Why Do I Get Sore Two Days Later?

What Is Delayed Onset Muscle Soreness?

You worked out yesterday or two days ago and your muscles are screaming at you now.  Maybe you did a new workout or added weight or just started.  No matter what you did, you were not expecting to be feeling it this much.  Welcome to DOMS – Delayed Onset Muscle Soreness.  DOMS is felt somewhere between 24-72 hours post exercise.  The soreness tends to be at its peak in the 48 hour mark, but it can take up to ten total days to fully recover.  Don’t let any of this scare you, in the end it’s all beneficial.

But Why Though...

Muscle soreness is the breakdown or “microtrauma” of muscle fibers and connective tissues.  When they tear it stimulates new muscle fiber production and growth, that way when the movements are performed again the body will be more efficient.  Kind of a miracle if we do say so ourselves.  It’s like evolution at light speed. And with any kind of weight bearing activity your bone density improves too, which is a second miracle.

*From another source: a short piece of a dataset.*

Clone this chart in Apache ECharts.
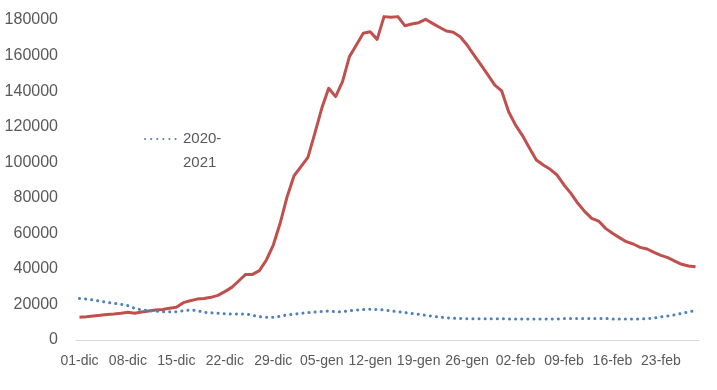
<!DOCTYPE html>
<html><head><meta charset="utf-8">
<script src="https://cdn.jsdelivr.net/npm/echarts@6/dist/echarts.min.js"></script>
<style>html,body{margin:0;padding:0;background:#fff}#c{width:717px;height:390px}</style>
</head><body><div id="c"></div>
<script>
const categories = [
 '01-dic','02-dic','03-dic','04-dic','05-dic','06-dic','07-dic','08-dic','09-dic','10-dic',
 '11-dic','12-dic','13-dic','14-dic','15-dic','16-dic','17-dic','18-dic','19-dic','20-dic',
 '21-dic','22-dic','23-dic','24-dic','25-dic','26-dic','27-dic','28-dic','29-dic','30-dic','31-dic',
 '01-gen','02-gen','03-gen','04-gen','05-gen','06-gen','07-gen','08-gen','09-gen','10-gen',
 '11-gen','12-gen','13-gen','14-gen','15-gen','16-gen','17-gen','18-gen','19-gen','20-gen',
 '21-gen','22-gen','23-gen','24-gen','25-gen','26-gen','27-gen','28-gen','29-gen','30-gen','31-gen',
 '01-feb','02-feb','03-feb','04-feb','05-feb','06-feb','07-feb','08-feb','09-feb','10-feb',
 '11-feb','12-feb','13-feb','14-feb','15-feb','16-feb','17-feb','18-feb','19-feb','20-feb',
 '21-feb','22-feb','23-feb','24-feb','25-feb','26-feb','27-feb','28-feb'
];
const series2122 = [
 12800,13100,13500,13900,14400,14600,15000,15600,15000,15700,
 16300,16900,17200,17800,18400,21000,22100,23000,23400,24000,
 25100,27200,29600,33200,36900,36900,39000,45000,53400,65800,80600,
 92400,97500,102700,116200,130300,141600,136900,145300,159400,165900,
 172500,173400,169100,181900,181500,181900,176800,177750,178500,180400,
 178100,175900,173800,173100,170600,165900,160300,154700,149100,143400,140100,
 128400,120900,115000,108000,101250,98400,96000,92800,87200,82500,
 76900,72200,68400,66900,62800,60000,57600,55300,54000,52100,
 51200,49300,47600,46300,44400,42600,41600,41200
];
const series2021 = [
 23400,23000,22500,21800,21200,20600,20100,19300,17800,16900,
 16500,16200,15900,15900,15900,16400,16900,16500,15600,15300,
 15000,14800,14600,14600,14600,13900,13100,12800,12800,13400,14100,
 14500,15000,15400,15700,16000,16300,15900,15900,16400,16900,
 17100,17300,17100,16900,16300,15900,15400,14900,14400,13900,
 13400,12900,12500,12200,12100,12000,12000,12000,12000,12000,12000,
 11800,11800,11800,11800,11800,11800,11800,11800,12100,12100,
 12100,12100,12100,12100,12100,11800,11800,11800,11800,11800,
 12000,12400,13000,13500,14100,15000,15800,16500
];
const yTicks = {min: 0, max: 180000, interval: 20000};
const legendLabel = '2020-2021';

const chart = echarts.init(document.getElementById('c'), null, {renderer: 'canvas'});
chart.setOption({
  animation: false,
  backgroundColor: '#ffffff',
  textStyle: {fontFamily: 'Liberation Sans, Arial, sans-serif'},
  grid: {left: 76, right: 18, top: 20, bottom: 50, containLabel: false},
  legend: {
    data: [legendLabel],
    left: 139, top: 98,
    itemWidth: 33, itemHeight: 14, itemGap: 6,
    itemStyle: {opacity: 0},
    formatter: function () { return ' \n2020-\n2021'; },
    textStyle: {color: '#595959', fontSize: 15, lineHeight: 24}
  },
  xAxis: {
    type: 'category', data: categories, boundaryGap: true,
    axisLine: {show: true, lineStyle: {color: '#D9D9D9', width: 1}},
    axisTick: {show: false},
    axisLabel: {interval: 6, color: '#595959', fontSize: 14, margin: 14}
  },
  yAxis: {
    type: 'value', min: yTicks.min, max: yTicks.max, interval: yTicks.interval,
    axisLine: {show: false}, axisTick: {show: false}, splitLine: {show: false},
    axisLabel: {color: '#595959', fontSize: 16, margin: 18, formatter: function (v) { return String(v); }}
  },
  series: [
    {
      name: '2021-2022', type: 'line', data: series2122, showSymbol: false, symbol: 'none',
      clip: false,
      lineStyle: {color: '#C0504D', width: 3, join: 'round'},
      itemStyle: {color: '#C0504D'}
    },
    {
      name: legendLabel, type: 'line', data: series2021, showSymbol: false, symbol: 'none',
      clip: false,
      lineStyle: {color: '#4F81BD', width: 3, type: [0.1, 6], cap: 'round'},
      itemStyle: {color: '#4F81BD'}
    }
  ]
});
</script></body></html>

There have been handfuls of studies on muscle soreness.  It’s been debated whether or not DOMS is desirable or permanently damaging and whether or not our efforts to alleviate soreness are actually effective.  However, we do know that the cellular and biochemical explanations of DOMS are in depth.  Exercise, specifically controlled eccentric movement (when you’re lowering your arm at the end of a bicep curl), damages the muscles and our body reacts by producing all kinds of healing techniques. For example, we make more creatine kinase (CK), an enzyme that leaks into the blood and spikes its levels when our muscles need repairing.  This is why it’s important to eat foods like proteins right after exercise to help repair the fibers right away.  There’s your first tip to alleviating DOMS next time you work out.


Although the answers to this question are widely debated, there are still a few.

Light exercise IS beneficial for alleviating DOMS. Not only does it get the blood flowing, which carries all the healthy enzymes used to rebuild muscle, but it keeps the fascia and muscles moving enough to maintain some range of motion (ROM). Exercise and its induced soreness can lead to stiffness which can lead to future injury when you exercise again.  It is vital to stretch or foam roll or go through mobility drills for injury prevention.

Ibuprofen and aspirin ARE effective at relieving inflammation and lowering levels of pain if you’re soreness isn’t too intense.

Icing or cryotherapy ARE promising and have shown to work in studies as well.  The only issue with cryotherapy is that it’s still relatively new and a difficult service to find.

Studies suggest that sedentary rest is NOT recommended. This means it won’t benefit you to go home and lay on the couch for three days.